Just like us, bees need groceries all season long, so, plant flowers which bloom in different months. Sounds daunting but really is quite simple with a little research into bloom times. In spring… plants like snow drops, grape hyacinth and forget-me-nots, are up. These are followed by perennial bachelor buttons, lilacs, spirea, apple, cherry and elderberry. Then comes borage and other herbs, cosmos, coreopsis, strawberries, blueberries, raspberries etc. In fall, yellow clematis, globe thistle, broccoli and mustard flowers, asters, zinnias etc. You get the wonderful display of blooms, bees get the groceries.
Some pollinators like tubular flowers – think of a butterfly, a butterfly moth or hummingbird with their long thin tongues sticking down a tube like a lilac or a honeysuckle. Bee’s tongues are too short.
Wild bees seem to like what I call "upside down" flowers, like monkshood and golden clematis. The flower has no real tube yet the insect has to crawl inside the flower to get what it wants.
Then there are honey bees, which like a landing platform. Thus, the flowers they tend to like are open blooms where they have a runway with the pollen bearing flower parts up where they can get them. So, think of a cosmos or a poppy, a dandelion, a coreopsis, echinacea – all flat topped. Or sedum and spirea which has multiple tiny flowers in a head – again, something for the bee to land on, it lands on one tiny flower while visiting the other ones.
You’d think it didn’t matter to the bee, but it seems to. I have a large clump of monkshood and the wild bees love it – but not my honey bees. I have a gorgeous golden clematis (Clematis tangutica) – which has millions of yellow blooms on it from mid summer to frost – however, only when there are less of the other flowers do I see honey bees partaking.

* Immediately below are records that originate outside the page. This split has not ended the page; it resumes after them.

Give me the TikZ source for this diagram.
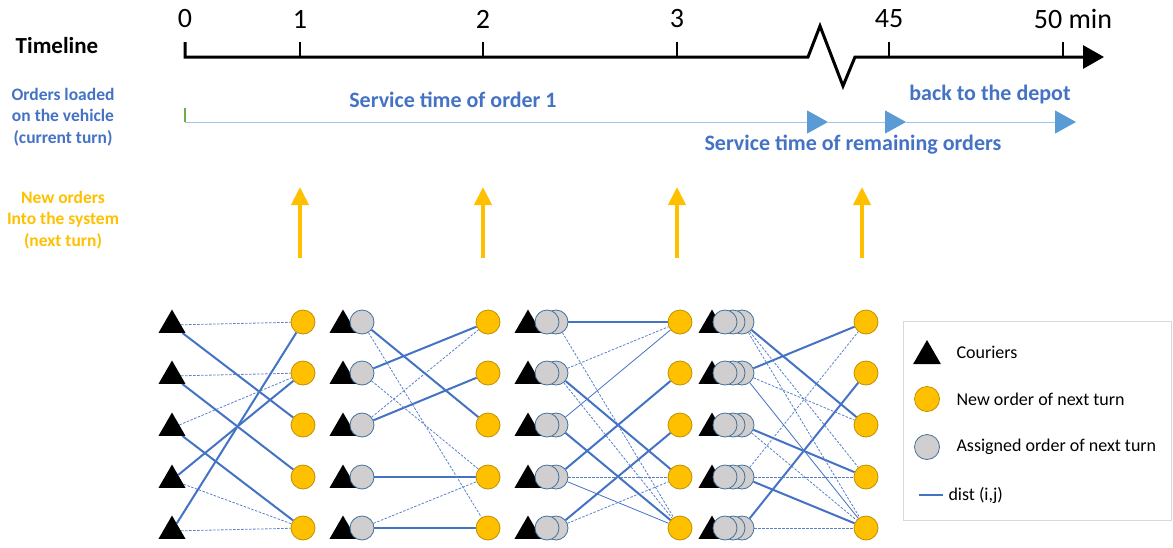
\documentclass[tikz,border=0pt]{standalone}
\usepackage{fontspec}
\setmainfont{Carlito}
\usetikzlibrary{shapes.geometric,arrows.meta,backgrounds}
\definecolor{ordblue}{HTML}{4472C4}
\definecolor{rowblue}{HTML}{9DC3E6}
\definecolor{tipblue}{HTML}{5B9BD5}
\definecolor{neworange}{HTML}{FFC000}
\definecolor{neworangeline}{HTML}{BF9000}
\definecolor{assigngray}{HTML}{D0CECE}
\definecolor{assignline}{HTML}{41719C}
\definecolor{loadgreen}{HTML}{70AD47}
\definecolor{legendgray}{HTML}{D9D9D9}

\begin{document}
\begin{tikzpicture}[x=1pt,y=-1pt,
	courier/.style={regular polygon,regular polygon sides=3,fill=black,inner sep=0pt,minimum size=31pt},
	neworder/.style={circle,fill=neworange,draw=neworangeline,line width=0.8pt,inner sep=0pt,minimum size=24pt},
	oldorder/.style={circle,fill=assigngray,draw=assignline,line width=0.8pt,inner sep=0pt,minimum size=24pt},
	dist/.style={ordblue,line width=2pt},
	thindist/.style={ordblue,line width=0.8pt},
	dashdist/.style={ordblue!90,line width=0.8pt,dash pattern=on 2.5pt off 1.5pt},
	axis/.style={line width=3pt,line join=miter},
	ticklabel/.style={font=\fontsize{28}{30}\selectfont},
	rowlabel/.style={ordblue,font=\fontsize{22}{26}\selectfont\bfseries},
	sidelabel/.style={align=center,font=\fontsize{17.5}{21.5}\selectfont\bfseries},
	legendtext/.style={anchor=west,font=\fontsize{18}{21}\selectfont},
	bluetip/.style={-{Triangle[length=21pt,width=23pt,color=tipblue]}},
	neworderarrow/.style={neworange,line width=4pt,-{Triangle[length=18pt,width=17pt]}}]
	\useasboundingbox (0,0) rectangle (1173,547);

	\node[font=\fontsize{23}{26}\selectfont\bfseries] (timeline) at (57,46) {Timeline};
	\draw[axis,-{Triangle[length=21pt,width=23pt]}] (185,42) -- (185,57) -- (808,57) -- (820,26) -- (843,86) -- (855,57) -- (1104,57);
	\foreach \x/\t in {300/1,483/2,677/3,889/45,1063/50}
		\draw[line width=2.5pt] (\x,57) -- (\x,42);
	\foreach \x/\t in {185/0,300/1,483/2,677/3,889/45}
		\node[ticklabel] (tick\t) at (\x,19) {\t};
	\node[ticklabel] (tick50) at (1073,19) {50 min};

	\node[sidelabel,ordblue] (loaded) at (63,117) {Orders loaded\\on the vehicle\\(current turn)};
	\node[sidelabel,neworange] (incoming) at (63,220) {New orders\\Into the system\\(next turn)};

	\coordinate (t0) at (185,122);
	\coordinate (t1) at (828,122);
	\coordinate (t2) at (906,122);
	\coordinate (t3) at (1076,122);
	\draw[loadgreen,line width=1.5pt] (185,108) -- (t0);
	\draw[rowblue,line width=1pt,bluetip] (t0) -- (t1);
	\draw[rowblue,line width=1pt,bluetip] (t1) -- (t2);
	\draw[rowblue,line width=1pt,bluetip] (t2) -- (t3);
	\node[rowlabel] (first) at (453,100) {Service time of order 1};
	\node[rowlabel] (depot) at (990,95) {back to the depot};
	\node[rowlabel] (remaining) at (853,145) {Service time of remaining orders};

	\foreach \x [count=\k] in {300,483,677,862} {
		\coordinate (up\k) at (\x,187);
		\coordinate (low\k) at (\x,258);
		\draw[neworderarrow] (low\k) -- (up\k);
	}

	\foreach \i/\y in {1/322,2/373,3/425,4/477,5/528} {
		\node[courier] (c1\i) at (172,\y+3) {};
		\node[neworder] (n1\i) at (303,\y) {};
		\node[courier] (c2\i) at (343,\y+3) {};
		\node[oldorder] (a2\i) at (362,\y) {};
		\node[neworder] (n2\i) at (488,\y) {};
		\node[courier] (c3\i) at (528,\y+3) {};
		\node[oldorder] (a3\i) at (556,\y) {};
		\node[oldorder] (f3\i) at (547,\y) {};
		\node[neworder] (n3\i) at (680,\y) {};
		\node[courier] (c4\i) at (712,\y+3) {};
		\node[oldorder] (a4\i) at (742,\y) {};
		\node[oldorder] (m4\i) at (733,\y) {};
		\node[oldorder] (f4\i) at (725,\y) {};
		\node[neworder] (n4\i) at (866,\y) {};
	}

	\begin{pgfonlayer}{background}
		\foreach \a/\b in {1/3,2/4,3/5,4/2,5/1}
			\draw[dist] (c1\a) -- (n1\b);
		\foreach \a/\b in {1/1,2/2,3/2,4/5,5/5}
			\draw[dashdist] (c1\a) -- (n1\b);
		\foreach \a/\b in {1/3,2/1,3/2,4/4,5/5}
			\draw[dist] (a2\a) -- (n2\b);
		\foreach \a/\b in {1/5,2/4,3/1,5/4}
			\draw[dashdist] (a2\a) -- (n2\b);
		\foreach \a/\b in {1/1,2/4,3/5,4/2,5/3}
			\draw[dist] (a3\a) -- (n3\b);
		\foreach \a/\b in {3/1,4/5}
			\draw[thindist] (a3\a) -- (n3\b);
		\foreach \a/\b in {1/5,2/1,2/5,4/4,5/4}
			\draw[dashdist] (a3\a) -- (n3\b);
		\foreach \a/\b in {1/3,2/1,3/4,4/5,5/2}
			\draw[dist] (a4\a) -- (n4\b);
		\foreach \a/\b in {2/5}
			\draw[thindist] (a4\a) -- (n4\b);
		\foreach \a/\b in {1/4,1/5,2/3,3/5,4/1,4/4,5/5}
			\draw[dashdist] (a4\a) -- (n4\b);
	\end{pgfonlayer}

	\node[draw=legendgray,line width=0.8pt,inner sep=0pt,minimum width=268pt,minimum height=199pt,anchor=north west] (legend) at (903,321) {};
	\node[courier,minimum size=32pt] (keycourier) at (927,356) {};
	\node[neworder,minimum size=25pt] (keynew) at (927,399) {};
	\node[oldorder,minimum size=25pt] (keyold) at (927,447) {};
	\coordinate (keyleft) at (919,495);
	\coordinate (keyright) at (943,495);
	\draw[ordblue,line width=1.2pt] (keyleft) -- (keyright);
	\node[legendtext] (keytext1) at (953,352) {Couriers};
	\node[legendtext] (keytext2) at (953,399) {New order of next turn};
	\node[legendtext] (keytext3) at (953,447) {Assigned order of next turn};
	\node[legendtext] (keytext4) at (945,495) {dist (i,j)};
\end{tikzpicture}
\end{document}
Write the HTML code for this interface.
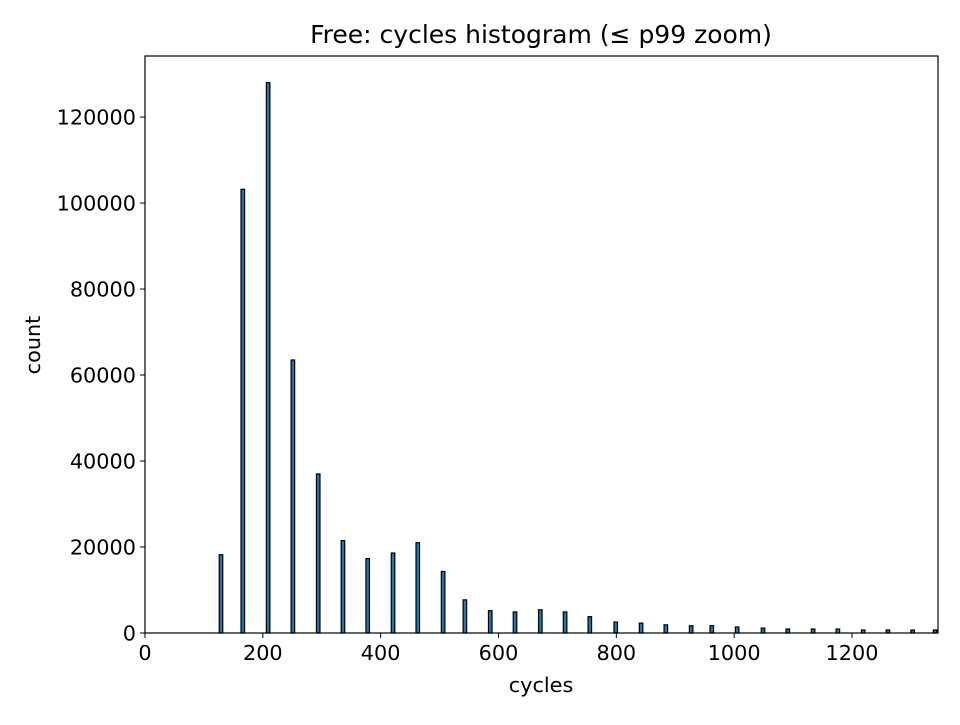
<!DOCTYPE html>
<html><head><meta charset="utf-8"><style>
body{margin:0;background:#fff;}
svg text{font-family:"DejaVu Sans","Liberation Sans",sans-serif;fill:#000;}
</style></head><body>
<svg id="chart" width="960" height="720" xmlns="http://www.w3.org/2000/svg">
<rect width="960" height="720" fill="#fff"/>
<text x="541" y="43" font-size="25" text-anchor="middle">Free: cycles histogram (≤ p99 zoom)</text>
<g id="bars"></g>
<g id="xticks"></g>
<g id="yticks"></g>
<rect x="145" y="56" width="793" height="577" fill="none" stroke="#000" stroke-width="1.2"/>
<text x="541" y="692" font-size="20.8" text-anchor="middle">cycles</text>
<text x="40" y="345" font-size="20.8" text-anchor="middle" transform="rotate(-90 40 345)">count</text>
</svg>
<script>
const binCenters=[129,166,209,251,294,336,378,421,463,506,543,586,628,671,713,755,799,842,884,927,962,1005,1049,1091,1134,1176,1219,1261,1303,1341];
const counts=[18200,103200,128000,63500,37000,21500,17300,18600,21000,14300,7700,5200,4900,5400,4900,3800,2550,2300,1900,1700,1700,1400,1150,930,930,930,700,700,700,700];
const xTicks=[0,200,400,600,800,1000,1200];
const yTicks=[0,20000,40000,60000,80000,100000,120000];
const X0=145,X1=938,Y0=633,Y1=56,XMAX=1346,YMAX=134200,BW=6;
const xs=v=>X0+(v/XMAX)*(X1-X0);
const ys=v=>Y0-(v/YMAX)*(Y0-Y1);
const NS="http://www.w3.org/2000/svg";
const bars=document.getElementById('bars');
binCenters.forEach((c,i)=>{
 const r=document.createElementNS(NS,'rect');
 const xl=xs(c-BW/2),xr=xs(c+BW/2);
 r.setAttribute('x',xl);r.setAttribute('width',xr-xl);
 r.setAttribute('y',ys(counts[i]));r.setAttribute('height',Y0-ys(counts[i]));
 r.setAttribute('fill','#1f77b4');r.setAttribute('stroke','#000');r.setAttribute('stroke-width','1.2');
 
 
 bars.appendChild(r);
});
const xg=document.getElementById('xticks');
xTicks.forEach(t=>{
 const x=xs(t);
 const l=document.createElementNS(NS,'line');
 l.setAttribute('x1',x);l.setAttribute('x2',x);l.setAttribute('y1',Y0);l.setAttribute('y2',Y0+5);l.setAttribute('stroke','#000');
 
 
 xg.appendChild(l);
 const tx=document.createElementNS(NS,'text');
 tx.setAttribute('x',x);tx.setAttribute('y',Y0+27);tx.setAttribute('font-size','20.8');tx.setAttribute('text-anchor','middle');
 tx.textContent=t;
 
 
 xg.appendChild(tx);
});
const yg=document.getElementById('yticks');
yTicks.forEach(t=>{
 const y=ys(t);
 const l=document.createElementNS(NS,'line');
 l.setAttribute('x1',X0-5);l.setAttribute('x2',X0);l.setAttribute('y1',y);l.setAttribute('y2',y);l.setAttribute('stroke','#000');
 
 
 yg.appendChild(l);
 const tx=document.createElementNS(NS,'text');
 tx.setAttribute('x',X0-9);tx.setAttribute('y',y+7.5);tx.setAttribute('font-size','20.8');tx.setAttribute('text-anchor','end');
 tx.textContent=t;
 
 
 yg.appendChild(tx);
});
</script>
</body></html>
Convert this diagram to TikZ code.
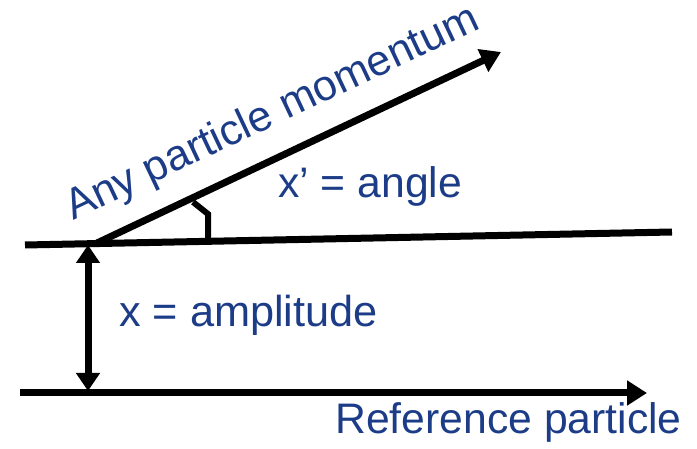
\documentclass[tikz,border=0pt]{standalone}
\usepackage{fontspec}
\setmainfont{Liberation Sans}
\usetikzlibrary{arrows.meta}
\definecolor{navy}{RGB}{28,60,135}
\tikzset{
  thick line/.style={line width=7pt, line cap=butt},
  tip/.style={-{Triangle[length=20pt,width=24pt]}},
  lbl/.style={text=navy, inner sep=0pt, anchor=base west},
}
\begin{document}
\begin{tikzpicture}[x={(1pt,0)}, y={(0,-1pt)}]
\useasboundingbox (0,0) rectangle (697,449);
% coordinates
\coordinate (refL) at (20,393);
\coordinate (refR) at (647,393);
\coordinate (topL) at (25,245);
\coordinate (topR) at (672,232);
\coordinate (mStart) at (97,243);
\coordinate (mEnd) at (501,52);
\coordinate (vTop) at (88,245);
\coordinate (vBot) at (88,391);
\coordinate (a1) at (193,202);
\coordinate (a2) at (208,214);
\coordinate (a3) at (208,238);
% lines
\draw[thick line, tip] (refL) -- (refR);
\draw[thick line] (topL) -- (topR);
\draw[thick line, tip] (mStart) -- (mEnd);
\draw[thick line, {Triangle[length=18pt,width=23pt]}-{Triangle[length=18pt,width=23pt]}] (vTop) -- (vBot);
\draw[line width=6pt, line join=miter] (a1) -- (a2) -- (a3);
% labels
\node[lbl, font=\fontsize{43}{43}\selectfont, rotate=25.3] (mom) at (73,221) {Any particle momentum};
\node[lbl, font=\fontsize{42.7}{42.7}\selectfont] (ang) at (278,198) {x’ = angle};
\node[lbl, font=\fontsize{43.3}{43.3}\selectfont] (amp) at (119,327) {x = amplitude};
\node[lbl, font=\fontsize{42.7}{42.7}\selectfont] (ref) at (335,434) {Reference particle};
\end{tikzpicture}
\end{document}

Colour? Well, apparently, from one source, honey bees can’t see red. But, they do like bright white(daisy), yellow (black-eyed susan) and blue flowers (forget me not or flax) and can see ultraviolet.
Other than lots of fragrant flowers in white, yellow, blue and ultraviolet, bees need water. Water can come from a creek. I've seen bees drink from a drop of rain on a leaf or by standing on the wet rock at my water fountain.
Bees also get lots of pollen from trees such as mountain ash, willow, saskatoons, poplar, highbush cranberry and black elderberry (edible type) and they love alfalfa. Wild flowers include Joe Pye Weed (grows all over our area), wild white violet (grows on my lawn), wild berries, kinnikinnick, burdock or thistle to name a few.
Following is a partial list of flowers, some I grow some I don’t. Some I grow for the wild bees, some for my honey bees and all because I like them. I have acquired seed and/or plants from local greenhouses and/or mail-order companies: borage (blue flowered herb), California poppy (orange), catnip, tansy, cosmos, asters, zinnia, monarda (bee balm), globe thistle (fall flower), lavender (grow in a pot to winter inside), calendula, nasturtiums, basil, thyme, sage, chives, coriander, daisies (wild and tame), coreopsis, delphinium, alfalfa, red clover (more wild bees), white clover (honey bees), lemon balm, mint, blueberry, dandelion, goldenrod (late summer), maples, poplar, willow, pine, raspberry, currant, gooseberry, strawberry, potatoe, cucumber, fruit trees, crocuses, snowdrops, clematis, marigolds, echinacea, spiderwort, rudbeckia, blue flags (iris), sweet William, highbush cranberry.
These flowers are suggestions, a starting point. Play around, plant a variety of flowers, leave exposed dirt for the wild bees, and enjoy your living bouquet. The rewards are immense and the bees will thank you!